Today there is little in Kastoria to remind us of the existence of that tortured community, save a street called Evraidos and a monument at the school where they were rounded up to be sent to the death camps. That and the stories told by the old-timers. This is one such story, told to me by my aunt Maria Douma, Filippos’ daughter, many years ago. Thankfully there were people to preserve these memories, people whose compassion went some way to counterbalance the shame of the actions of some of the other townfolk, who rushed to plunder the homes and fortunes of the Jews just hours after they were violently torn from their roots, actions somewhat offset by the tears shed by many Kastorians when they learned of their friends’ violent persecution.
The Jews of Kastoria who did return donated land and buildings to the town as it grew and developed at a rapid pace. More importantly, however, they passed on their love for their hometown and for its residents to their children and grandchildren.
I dedicate this piece to our lost Jewish brothers and sisters… to the memory of Lena Rousso, Beni Elias and my uncle Filippos Kosmas.
I would also like to thank Larry Rousso for allowing me to use these exceptionally rare family photographs and for the information.

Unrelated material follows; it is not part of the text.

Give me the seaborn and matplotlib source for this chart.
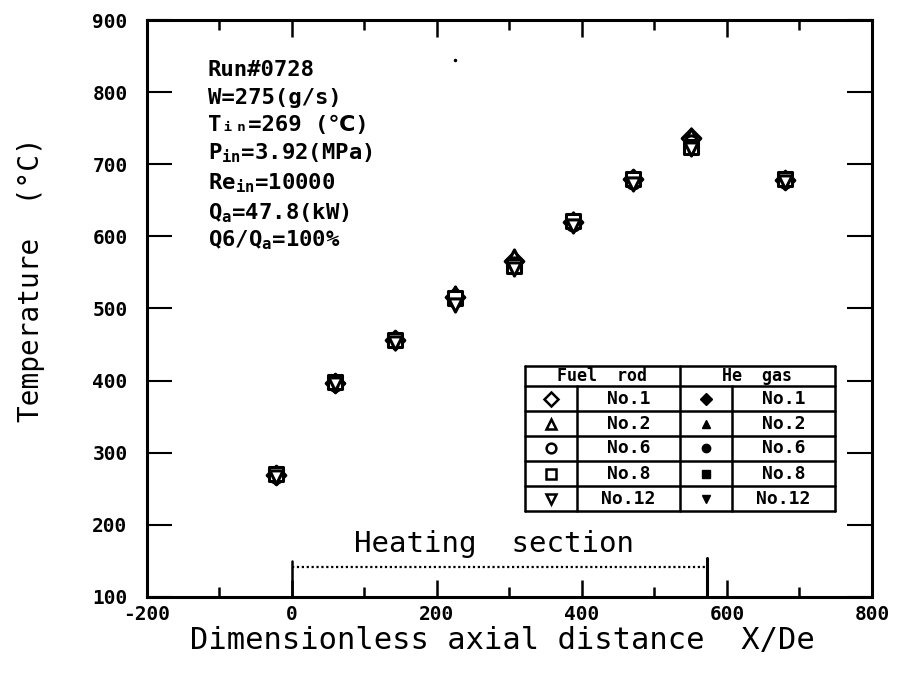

Even though we met several years ago in Kastoria, little could we have imagined that we’d ever be connected in such a way. He remembers his mother speaking of the kind neighbors who salvaged the family heirlooms.
And to my aunt, Maria Douma, for her support in my quest to know more of the family and local history, and to researcher Babis Athanasiou, who helped me identify the owners of the Confinos house.
Spyridon Anagnostou is a researcher of Kastorian history.